Toca o despertador às 08h e o Pai levanta-se a resmungar: tou podre de sono, dormia mais um bocadinho, mas a maldita reunião das 09h...Em passo acelerado mas trôpego, dirige-se para a cozinha para ligar o esquentador. Espreita a sala e pensa: a miúda já deu de frosques. Gostava de ser mosca para saber qual é a pressa. Dá 2 passos na direção da cozinha, decidido a despachar-se rapidinho, e catrapum, foge-lhe o chão por baixo dos pés, uma perna para cada lado, procura apoio na parede e cai de costas batendo com a cabeça no chão. Geme, geme e pragueja.
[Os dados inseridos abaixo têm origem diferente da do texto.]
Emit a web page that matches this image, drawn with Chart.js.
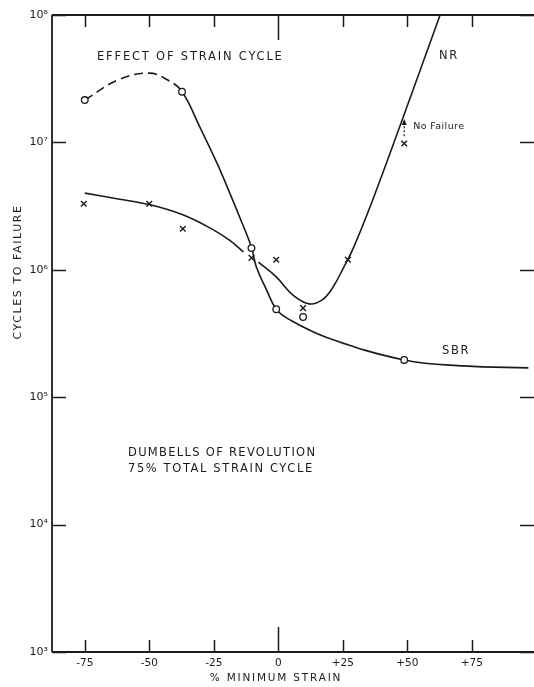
<!DOCTYPE html>
<html><head><meta charset="utf-8">
<script src="https://cdn.jsdelivr.net/npm/chart.js@4.4.1/dist/chart.umd.min.js"></script>
<style>html,body{margin:0;padding:0;background:#fff;}canvas{display:block}</style>
</head><body>
<canvas id="c" width="534" height="687"></canvas>
<script>
// ---- data ----
const xTicks = [-75, -50, -25, 0, 25, 50, 75];
const xTickLabels = ['-75', '-50', '-25', '0', '+25', '+50', '+75'];
const yTicks = [1e3, 1e4, 1e5, 1e6, 1e7, 1e8];
const yTickLabels = ['10³', '10⁴', '10⁵', '10⁶', '10⁷', '10⁸'];

// NR curve (null = break in the drawn line)
const nrCurveX = [-75, -62, -50, -37, -25, -18.8, -13.5, -10.5, -7.7, -0.8, 5.8, 12, 17, 21, 25.4, 29.2, 36.5, 48, 62.7];
const nrCurveY = [4.0e6, 3.6e6, 3.25e6, 2.7e6, 2.05e6, 1.7e6, 1.38e6, null, 1.15e6, 8.8e5, 6.3e5, 5.4e5, 5.8e5, 7.2e5, 1.05e6, 1.5e6, 3.5e6, 1.5e7, 1.0e8];

// SBR curve (first five points joined by a dashed line)
const sbrCurveX = [-75, -62, -50, -43, -37.3, -30.4, -23.8, -18.8, -15, -10.4, -8.5, -4.6, -0.8, 4, 18.5, 48.8, 72, 97];
const sbrCurveY = [2.15e7, 3.1e7, 3.5e7, 3.1e7, 2.5e7, 1.32e7, 6.9e6, 4.0e6, 2.6e6, 1.5e6, 1.05e6, 7.0e5, 4.9e5, 4.1e5, 2.96e5, 1.96e5, 1.76e5, 1.7e5];
const sbrDashedUntil = 4;

// measured points
const circleX = [-75, -37.3, -10.4, -0.8, 9.6, 48.8];
const circleY = [2.15e7, 2.5e7, 1.48e6, 4.9e5, 4.26e5, 1.96e5];
const crossX = [-75.4, -50, -37, -10.4, -0.8, 9.6, 27, 48.8];
const crossY = [3.3e6, 3.3e6, 2.1e6, 1.24e6, 1.2e6, 5.0e5, 1.2e6, 9.8e6];

// "No Failure" arrow
const noFailureX = 48.8;
const noFailureFrom = 1.12e7;
const noFailureTo = 1.5e7;

const xMin = -87.7, xMax = 97;
const ink = '#1b1b1b';

function pts(xs, ys) { return xs.map((x, i) => ({ x: x, y: ys[i] })); }

Chart.defaults.font.family = '"DejaVu Sans", sans-serif';
Chart.defaults.color = ink;

const framePlugin = {
  id: 'frame',
  afterDraw(chart) {
    const ctx = chart.ctx, a = chart.chartArea;
    const xs = chart.scales.x, ys = chart.scales.y;
    const W = chart.width;
    ctx.save();
    ctx.strokeStyle = ink;
    ctx.lineWidth = 1.8;
    ctx.beginPath();
    ctx.moveTo(a.left, a.top); ctx.lineTo(W, a.top);
    ctx.moveTo(a.left, a.top); ctx.lineTo(a.left, a.bottom);
    ctx.moveTo(a.left, a.bottom); ctx.lineTo(W, a.bottom);
    ctx.stroke();
    ctx.lineWidth = 1.5;
    ctx.beginPath();
    xTicks.forEach(v => {
      const px = Math.round(xs.getPixelForValue(v)) + 0.5;
      const len = v === 0 ? 25 : 12;
      ctx.moveTo(px, a.bottom); ctx.lineTo(px, a.bottom - len);
      ctx.moveTo(px, a.top); ctx.lineTo(px, a.top + len);
    });
    yTicks.forEach(v => {
      const py = Math.round(ys.getPixelForValue(v)) + 0.5;
      ctx.moveTo(a.left, py); ctx.lineTo(a.left + 14, py);
      ctx.moveTo(W, py); ctx.lineTo(W - 14, py);
    });
    ctx.stroke();

    // No Failure arrow
    const ax = xs.getPixelForValue(noFailureX);
    const y0 = ys.getPixelForValue(noFailureFrom), y1 = ys.getPixelForValue(noFailureTo);
    ctx.lineWidth = 1.2;
    ctx.setLineDash([2, 2]);
    ctx.beginPath(); ctx.moveTo(ax, y0); ctx.lineTo(ax, y1 + 3); ctx.stroke();
    ctx.setLineDash([]);
    ctx.fillStyle = ink;
    ctx.beginPath(); ctx.moveTo(ax, y1 - 1); ctx.lineTo(ax - 2.5, y1 + 5); ctx.lineTo(ax + 2.5, y1 + 5); ctx.closePath(); ctx.fill();

    // texts
    ctx.fillStyle = ink;
    ctx.textBaseline = 'middle';
    ctx.textAlign = 'left';
    ctx.letterSpacing = '1.8px';
    ctx.font = '11.5px "DejaVu Sans", sans-serif';
    ctx.fillText('EFFECT OF STRAIN CYCLE', 97, 57);
    ctx.letterSpacing = '1.3px';
    ctx.fillText('DUMBELLS OF REVOLUTION', 128, 453);
    ctx.letterSpacing = '1.6px';
    ctx.fillText('75% TOTAL STRAIN CYCLE', 128, 469);
    ctx.fillText('NR', 439, 56);
    ctx.fillText('SBR', 442, 351);
    ctx.letterSpacing = '0.4px';
    ctx.font = '9.5px "DejaVu Sans", sans-serif';
    ctx.fillText('No Failure', ax + 9, y1 + 7);
    ctx.letterSpacing = '1.8px';
    ctx.font = '10.5px "DejaVu Sans", sans-serif';
    ctx.textAlign = 'center';
    ctx.fillText('% MINIMUM STRAIN', 276, 678);
    ctx.save();
    ctx.translate(18, 272);
    ctx.rotate(-Math.PI / 2);
    ctx.letterSpacing = '1.6px';
    ctx.font = '11px "DejaVu Sans", sans-serif';
    ctx.fillText('CYCLES TO FAILURE', 0, 0);
    ctx.restore();
    ctx.restore();
  }
};

new Chart(document.getElementById('c'), {
  type: 'line',
  data: {
    datasets: [
      { label: 'circles', type: 'scatter', data: pts(circleX, circleY), showLine: false,
        pointStyle: 'circle', pointRadius: 3.3, pointBorderWidth: 1.3,
        pointBackgroundColor: '#fff', pointBorderColor: ink, order: 0 },
      { label: 'crosses', type: 'scatter', data: pts(crossX, crossY), showLine: false,
        pointStyle: 'crossRot', pointRadius: 4, pointBorderWidth: 1.4,
        pointBorderColor: ink, order: 0 },
      { label: 'NR', data: pts(nrCurveX, nrCurveY), borderColor: ink, borderWidth: 1.6,
        pointRadius: 0, tension: 0.4, spanGaps: false, fill: false, order: 1 },
      { label: 'SBR', data: pts(sbrCurveX, sbrCurveY), borderColor: ink, borderWidth: 1.6,
        pointRadius: 0, tension: 0.4, fill: false, order: 1,
        segment: { borderDash: c => (c.p1DataIndex <= sbrDashedUntil ? [9, 5] : undefined) } }
    ]
  },
  options: {
    responsive: false,
    animation: false,
    layout: { padding: { top: 15, right: 0, left: 0, bottom: 0 } },
    plugins: { legend: { display: false }, tooltip: { enabled: false } },
    scales: {
      x: {
        type: 'linear', min: xMin, max: xMax,
        grid: { display: false, drawTicks: false },
        border: { display: false },
        afterBuildTicks: s => { s.ticks = xTicks.map(v => ({ value: v })); },
        afterFit: s => { s.height = 35; },
        ticks: { padding: 5, font: { size: 10.5 }, maxRotation: 0, autoSkip: false,
          callback: (v, i) => xTickLabels[i] }
      },
      y: {
        type: 'logarithmic', min: 1e3, max: 1e8,
        grid: { display: false, drawTicks: false },
        border: { display: false },
        afterBuildTicks: s => { s.ticks = yTicks.map(v => ({ value: v })); },
        afterFit: s => { s.width = 52; },
        ticks: { padding: 4, font: { size: 11 }, autoSkip: false,
          callback: (v, i) => yTickLabels[i] }
      }
    }
  },
  plugins: [framePlugin]
});
</script>
</body></html>
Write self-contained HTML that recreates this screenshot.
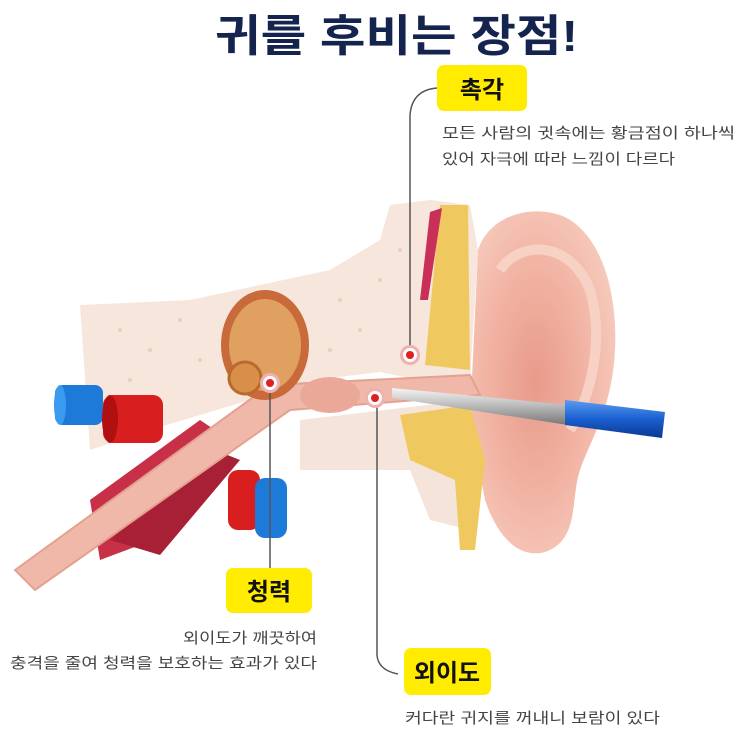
<!DOCTYPE html>
<html><head><meta charset="utf-8"><style>
html,body{margin:0;padding:0;background:#fff;}
svg{display:block;}
text{font-family:"Liberation Sans","Noto Sans CJK KR",sans-serif;}
</style></head><body>
<svg width="750" height="750" viewBox="0 0 750 750" xmlns="http://www.w3.org/2000/svg">
<defs>
<linearGradient id="pen" x1="0" y1="0" x2="0" y2="1"><stop offset="0" stop-color="#5a9cf0"/><stop offset="0.5" stop-color="#1a5fd0"/><stop offset="1" stop-color="#0a3a90"/></linearGradient>
<linearGradient id="sil" x1="0" y1="0" x2="0" y2="1"><stop offset="0" stop-color="#f4f4f4"/><stop offset="0.5" stop-color="#b8b8b8"/><stop offset="1" stop-color="#777"/></linearGradient>
<radialGradient id="earg" cx="0.45" cy="0.5" r="0.6"><stop offset="0" stop-color="#e89a8a"/><stop offset="0.6" stop-color="#f2b5a5"/><stop offset="1" stop-color="#f6cbbd"/></radialGradient>
</defs>
<text x="215" y="51" font-size="44" font-weight="bold" fill="#14244f" textLength="363" lengthAdjust="spacingAndGlyphs">귀를 후비는 장점!</text>

<path d="M478,250 C490,215 530,205 560,215 C600,230 618,290 615,350 C612,410 590,440 580,470 C570,500 580,540 545,552 C515,560 495,530 485,500 L470,420 Z" fill="url(#earg)"/>
<path d="M500,270 C520,240 570,240 590,290 C605,340 590,400 570,430" fill="none" stroke="#f7d2c4" stroke-width="10"/>
<path d="M80,305 L190,300 L260,285 L330,270 L380,240 L390,205 L430,200 L470,205 L478,250 L470,380 L420,380 L380,372 L330,378 L300,385 L250,400 L150,430 L90,450 Z" fill="#f6e6dc"/>
<g fill="#e6cfc2"><circle cx="120" cy="330" r="2"/><circle cx="150" cy="350" r="2"/><circle cx="180" cy="320" r="2"/><circle cx="200" cy="360" r="2"/><circle cx="340" cy="300" r="2"/><circle cx="360" cy="330" r="2"/><circle cx="380" cy="280" r="2"/><circle cx="330" cy="350" r="2"/><circle cx="400" cy="250" r="2"/><circle cx="130" cy="380" r="2"/></g>
<path d="M300,420 L470,400 L480,470 L470,530 L430,520 L410,470 L300,470 Z" fill="#f5e4da"/>
<path d="M440,205 L468,205 L470,370 L425,365 Z" fill="#f0c860"/>
<path d="M430,212 L442,208 L428,300 L420,300 Z" fill="#c8305a"/>
<path d="M400,415 L470,405 L485,460 L475,550 L460,550 L455,480 L410,460 Z" fill="#f0c860"/>
<rect x="55" y="385" width="48" height="40" rx="8" fill="#1e7ad8"/>
<ellipse cx="60" cy="405" rx="6" ry="20" fill="#3a9af0"/>
<rect x="103" y="395" width="60" height="48" rx="10" fill="#d81e1e"/>
<ellipse cx="110" cy="419" rx="8" ry="24" fill="#b01010"/>
<path d="M90,500 L200,420 L230,440 L140,545 L100,560 Z" fill="#c83048"/>
<path d="M110,540 L215,450 L240,460 L160,555 Z" fill="#a82035"/>
<rect x="228" y="470" width="32" height="60" rx="10" fill="#d81e1e"/>
<rect x="255" y="478" width="32" height="60" rx="10" fill="#1e7ad8"/>
<path d="M15,570 L270,385 L470,375 L480,395 L290,410 L35,590 Z" fill="#f0b8a8" stroke="#e4a090" stroke-width="2"/>
<ellipse cx="265" cy="345" rx="44" ry="55" fill="#c86a3a"/>
<ellipse cx="265" cy="345" rx="36" ry="46" fill="#e0a060"/>
<circle cx="245" cy="378" r="16" fill="#d89048" stroke="#b86a30" stroke-width="3"/>
<ellipse cx="330" cy="395" rx="30" ry="18" fill="#eaa898"/>
<path d="M392,388 L570,405 L568,425 L392,398 Z" fill="url(#sil)"/>
<path d="M565,400 L665,412 L662,438 L565,425 Z" fill="url(#pen)"/>
<g fill="none" stroke="#555" stroke-width="1.5">
<path d="M437,88 Q412,90 410,115 L410,350"/>
<path d="M270,390 L270,568"/>
<path d="M377,402 L377,655 Q378,670 398,674"/>
</g>
<g>
<circle cx="410" cy="355" r="10" fill="#f0b0b0"/><circle cx="410" cy="355" r="7" fill="#fff"/><circle cx="410" cy="355" r="4" fill="#e02020"/>
<circle cx="270" cy="383" r="10" fill="#f0b0b0"/><circle cx="270" cy="383" r="7" fill="#fff"/><circle cx="270" cy="383" r="4" fill="#e02020"/>
<circle cx="375" cy="398" r="10" fill="#f0b0b0"/><circle cx="375" cy="398" r="7" fill="#fff"/><circle cx="375" cy="398" r="4" fill="#e02020"/>
</g>
<rect x="437" y="65" width="90" height="46" rx="7" fill="#ffec00"/>
<text x="482" y="98" font-size="24" font-weight="bold" fill="#111" text-anchor="middle">촉각</text>
<text x="442" y="138" font-size="15" fill="#444" textLength="293" lengthAdjust="spacingAndGlyphs">모든 사람의 귓속에는 황금점이 하나씩</text>
<text x="442" y="164" font-size="15" fill="#444" textLength="233" lengthAdjust="spacingAndGlyphs">있어 자극에 따라 느낌이 다르다</text>

<rect x="226" y="568" width="86" height="45" rx="7" fill="#ffec00"/>
<text x="269" y="600" font-size="24" font-weight="bold" fill="#111" text-anchor="middle">청력</text>
<text x="183" y="643" font-size="15" fill="#444" textLength="134" lengthAdjust="spacingAndGlyphs">외이도가 깨끗하여</text>
<text x="10" y="668" font-size="15" fill="#444" textLength="307" lengthAdjust="spacingAndGlyphs">충격을 줄여 청력을 보호하는 효과가 있다</text>

<rect x="404" y="648" width="87" height="47" rx="7" fill="#ffec00"/>
<text x="447" y="681" font-size="24" font-weight="bold" fill="#111" text-anchor="middle">외이도</text>
<text x="405" y="723" font-size="15" fill="#444" textLength="255" lengthAdjust="spacingAndGlyphs">커다란 귀지를 꺼내니 보람이 있다</text>
</svg>
</body></html>
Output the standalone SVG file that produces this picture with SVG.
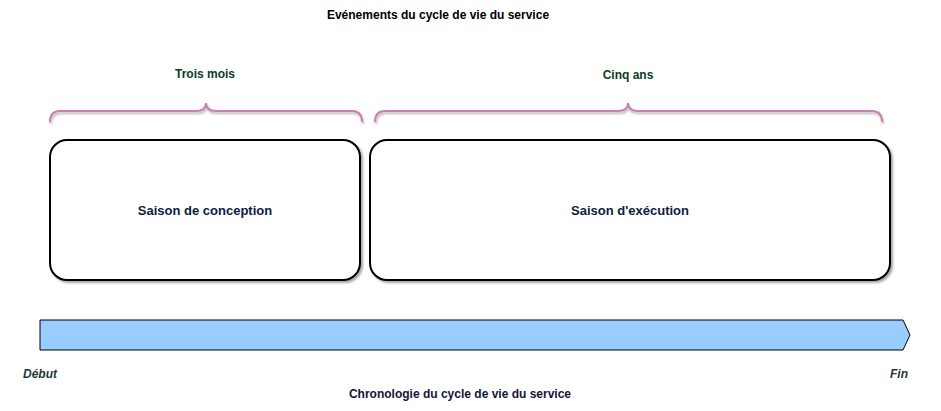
<svg xmlns="http://www.w3.org/2000/svg" width="941" height="411" viewBox="0 0 941 411">
<defs>
<filter id="sh" x="-5%" y="-5%" width="115%" height="115%">
<feGaussianBlur in="SourceAlpha" stdDeviation="1.2"/>
<feOffset dx="2" dy="2" result="b"/>
<feComponentTransfer><feFuncA type="linear" slope="0.35"/></feComponentTransfer>
<feMerge><feMergeNode/><feMergeNode in="SourceGraphic"/></feMerge>
</filter>
<filter id="bsh" x="-5%" y="-50%" width="110%" height="200%">
<feGaussianBlur in="SourceAlpha" stdDeviation="0.8"/>
<feOffset dx="1" dy="2"/>
<feComponentTransfer><feFuncA type="linear" slope="0.3"/></feComponentTransfer>
<feMerge><feMergeNode/><feMergeNode in="SourceGraphic"/></feMerge>
</filter>
</defs>
<style>
text{font-family:"Liberation Sans",Arial,sans-serif;font-weight:bold}
.box{fill:#fff;stroke:#000;stroke-width:2}
.lbl{font-size:13px;fill:#0b2140;text-anchor:middle}
.dur{font-size:12px;fill:#0b3d1f;text-anchor:middle}
.brace{fill:none;stroke:#c97fb0;stroke-width:2}
.end{font-size:12px;fill:#1c3a3a;font-style:italic}
</style>
<rect width="941" height="411" fill="#fff"/>
<text x="438" y="19" font-size="12" fill="#000" text-anchor="middle">Evénements du cycle de vie du service</text>
<g id="brace-trois">
<path class="brace" filter="url(#bsh)" d="M50,122 Q50,111 60,111 L196,111 Q206,111 206,103 Q206,111 216,111 L352,111 Q362,111 362,122"/>
<text class="dur" x="205" y="78">Trois mois</text>
</g>
<g id="brace-cinq">
<path class="brace" filter="url(#bsh)" d="M375,122 Q375,111 385,111 L618,111 Q628,111 628,103 Q628,111 638,111 L872,111 Q882,111 882,122"/>
<text class="dur" x="628" y="79">Cinq ans</text>
</g>
<g id="conception">
<rect class="box" filter="url(#sh)" x="50" y="140" width="310" height="140" rx="17"/>
<text class="lbl" x="205" y="215">Saison de conception</text>
</g>
<g id="execution">
<rect class="box" filter="url(#sh)" x="370" y="140" width="520" height="140" rx="17"/>
<text class="lbl" x="630" y="215">Saison d'exécution</text>
</g>
<g id="timeline">
<path d="M40,320 L903,320 L910,335 L903,350 L40,350 Z" fill="#99ccff" stroke="#000" stroke-width="1"/>
</g>
<text class="end" x="23" y="378">Début</text>
<text class="end" x="890" y="378">Fin</text>
<text x="460" y="398" font-size="12" fill="#14143c" text-anchor="middle">Chronologie du cycle de vie du service</text>
</svg>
A Mãe dormita, quentinha mas ouve a resmunguice e pensa: bolas, tão cedo e já a refilar! Vira-se para o outro lado, com um sorrisinho ao canto dos lábios: vantagens do desemprego, poder dormir até mais tarde. Tem pena do marido e da filha mas é a vidinha, e tempos houve, anos a fio, em que era a 1ª a saltar da cama.

Acorda estremunhada. Alguém lhe toca no ombro e diz: entornaste óleo ontem à noite? Eu? Claro que não! Pois então a filha fez das dela e para não variar, fingiu que limpou. Dei um malho que me ia partindo todo! Aflita, pergunta: magoaste-te? Sim, mas já passou. Sou rijo!

Ela suspira e diz: ok, já me levanto e lavo o chão com água a ferver e detergente. Deixa estar, diz ele. Tem tempo. É o que ela quer ouvir e volta-se para o outro lado a pensar: diabo da miúda, nem com 16 anos deixa de fazer disparates. Logo conversamos.

O Pai sai, depois de tomar o pequeno-almoço.

A Mãe acorda de súbito com um ruído esquisito: que raio é isto? Olha à volta e vê a cadela ao lado da cama a tremer. Bichinha, que se passa? A cadela vomita e ela grita: NÃO, AQUI NÃO! Salta da cama, agarra na bicha pela coleira e leva-a para a cozinha....e sem tempo para reagir, sente o chão a escorregar e estatela-se no meio da cozinha, arrastando a cadela consigo. Esta 
geme e vomita de novo. A Mãe assusta-se e diz: espera, bichinha, vamos beber água. Estás mal disposta? Bebe água que passa. Mas quanto mais água bebe, mais vomita e não passa!

No veterinário o diagnóstico é simples: a cadela comeu óleo em excesso que lhe fez mal. Há que purgar, fazer uma lavagem ao estômago... Jesus Cristo e agora?


2 horas depois, de regresso a casa, a cadela acalmou, e a Mãe limpa finalmente o chão com água a ferver e detergente. Duas, três vezes porque não há meio de fazer desaparecer a gordura, que resiste, qual fina camada protectora, indiferente à utilidade da mesma.

18h, a Filha chega a casa e pergunta de imediato: Mãe, viu o meu bilhete desta manhã, sobre o óleo do fondue? A Mãe faz um trejeito irónico e responde: eu não, mas parece que o Pai viu! A Filha olha-a intrigada, e súbitamente pálida pergunta: e então? Então nada, responde a Mãe, pergunta ao teu Pai quando ele chegar!
A Filha suspira: ok, já sei que vou ouvir das boas! Vai ter com a cadela, agarra-se a ela e diz pesarosa: minha bichinha, ninguém me compreende como tu! Dá beijinho à tua mana, dá!